Fracture and restoration

I have just read about the litigation period, when there was a schism between the Board of Directors and the Board of Trustees. The question was: who was to lead? A startling question and most unfortunate.

It was just following the end of World War One. The brilliant, dedicated, indefatigable, erudite, witty, well-connected, cosmopolitan Mr Dixon was Editor of The Christian Science Monitor. Canham describes his writing as "historically exact, literarily rich, politically shrewd" - see page 173. But Mr Dixon was a law unto himself, which is not how Mrs Eddy had laid out the structure of her church. 

There was limbo for a couple of years. Staff left. Circulation plummeted from a high exceeding 100,000 down to a low of just 17,500. Ultimately the court decided for all time in favour of the rule of law. In the case of the Christian Science organisation, this meant that the Church Manual gave ultimate authority to the Board of Directors.

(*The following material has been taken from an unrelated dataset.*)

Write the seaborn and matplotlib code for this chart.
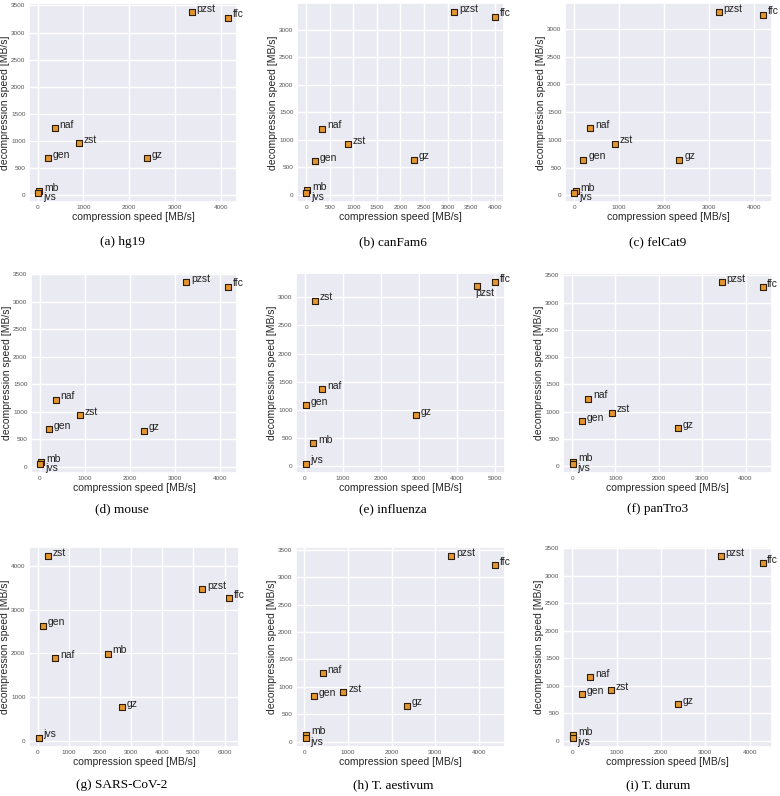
import pandas as pd
import matplotlib
matplotlib.use("Agg")
import matplotlib.pyplot as plt
from matplotlib.ticker import MultipleLocator
import seaborn as sns

# tools, same order in every panel
tools = ["mb", "jvs", "gen", "naf", "zst", "gz", "pzst", "ffc"]

hg19_comp = [36, 15, 218, 371, 903, 2389, 3365, 4151]
hg19_decomp = [75, 43, 679, 1236, 961, 679, 3378, 3274]

canfam6_comp = [28, 7, 190, 344, 879, 2285, 3135, 3993]
canfam6_decomp = [78, 30, 608, 1199, 916, 633, 3325, 3241]

felcat9_comp = [37, 7, 207, 354, 908, 2347, 3218, 4199]
felcat9_decomp = [72, 42, 639, 1207, 926, 639, 3305, 3257]

mouse_comp = [36, 15, 197, 358, 891, 2314, 3241, 4161]
mouse_decomp = [79, 49, 676, 1217, 931, 651, 3354, 3268]

influenza_comp = [220, 18, 18, 458, 257, 2914, 4533, 5018]
influenza_decomp = [407, 41, 1080, 1370, 2940, 903, 3200, 3270]

pantro3_comp = [31, 8, 223, 377, 923, 2438, 3454, 4392]
pantro3_decomp = [85, 43, 830, 1239, 983, 696, 3376, 3278]

sars_comp = [2253, 32, 172, 558, 343, 2715, 5279, 6159]
sars_decomp = [1992, 76, 2636, 1886, 4220, 780, 3470, 3258]

taestivum_comp = [38, 23, 222, 421, 889, 2345, 3356, 4375]
taestivum_decomp = [128, 67, 829, 1250, 902, 652, 3384, 3220]

tdurum_comp = [30, 8, 225, 405, 878, 2387, 3348, 4287]
tdurum_decomp = [103, 55, 851, 1154, 923, 668, 3353, 3226]

captions = ["(a) hg19", "(b) canFam6", "(c) felCat9",
            "(d) mouse", "(e) influenza", "(f) panTro3",
            "(g) SARS-CoV-2", "(h) T. aestivum", "(i) T. durum"]

panels = [
    (hg19_comp, hg19_decomp), (canfam6_comp, canfam6_decomp), (felcat9_comp, felcat9_decomp),
    (mouse_comp, mouse_decomp), (influenza_comp, influenza_decomp), (pantro3_comp, pantro3_decomp),
    (sars_comp, sars_decomp), (taestivum_comp, taestivum_decomp), (tdurum_comp, tdurum_decomp),
]

sns.set_theme(style="darkgrid")
plt.rcParams["font.family"] = ["Liberation Sans", "DejaVu Sans"]

W, H = 780, 796
fig = plt.figure(figsize=(W / 100, H / 100), dpi=100)

# axes boxes in pixels: left, top, width, height
boxes = [
    (29, 3, 208, 199), (297, 3, 207, 199), (565, 3, 207, 199),
    (31, 273, 206, 200), (296, 273, 209, 200), (563, 273, 209, 200),
    (29, 547, 210, 200), (296, 547, 209, 200), (563, 547, 209, 200),
]
xsteps = [1000, 500, 1000, 1000, 1000, 1000, 1000, 1000, 1000]
ysteps = [500, 500, 500, 500, 500, 500, 1000, 500, 500]
cap_x = [122, 393, 658]
cap_y = [242, 509, 785]

default_off = (3.5, 2.5)
special_off = {
    (4, "pzst"): (-1.5, -5),
    (4, "jvs"): default_off,
    (6, "jvs"): default_off,
}

for i, (comp, decomp) in enumerate(panels):
    l, t, w, h = boxes[i]
    ax = fig.add_axes([l / W, 1 - (t + h) / H, w / W, h / H])
    df = pd.DataFrame({"tool": tools, "comp": comp, "decomp": decomp})
    sns.scatterplot(data=df, x="comp", y="decomp", marker="s", s=15,
                    color="#e3962f", edgecolor="#2b1d0a", linewidth=0.8, ax=ax, zorder=3)
    for _, row in df.iterrows():
        off = special_off.get((i, row["tool"]))
        if off is None:
            off = (3.5, -3) if row["tool"] == "jvs" else default_off
        ax.annotate(row["tool"], (row["comp"], row["decomp"]), xytext=off,
                    textcoords="offset points", ha="left", va="center",
                    fontsize=7.5, color="#222222")
    ax.xaxis.set_major_locator(MultipleLocator(xsteps[i]))
    ax.yaxis.set_major_locator(MultipleLocator(ysteps[i]))
    ax.tick_params(labelsize=4.6, length=0, pad=2.5, labelcolor="#555555")
    ax.set_xlabel("compression speed [MB/s]", fontsize=7.5, labelpad=1)
    ax.set_ylabel("decompression speed [MB/s]", fontsize=7.5, labelpad=1)
    fig.text(cap_x[i % 3] / W, 1 - cap_y[i // 3] / H, captions[i],
             ha="center", va="center", fontsize=9.5, family="Liberation Serif", color="black")

fig.savefig("out.png", dpi=100)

The choice, then, by the Board of Directors, of a new Editor  in 1922 was astute and timely. Willis J. Abbot was a veteran newspaperman. 

The work of restoration was underway. In retrospect it was like a resurrection. Canham writes that "Under Mr. Abbot's editorship, and with the support of the entire Christian Science movement, the Monitor's circulation began steadily to return  to its pre-First World War figures, and ultimately ...excel them. By 1924, only two years after the paper had been returned to loyal hands, its circulation again exceeded 100,000. At the end of the decade it had reached 130,000." (see page 183.)

It is noteworthy that "the entire CS movement" was involved in this work of rebuilding and restoration.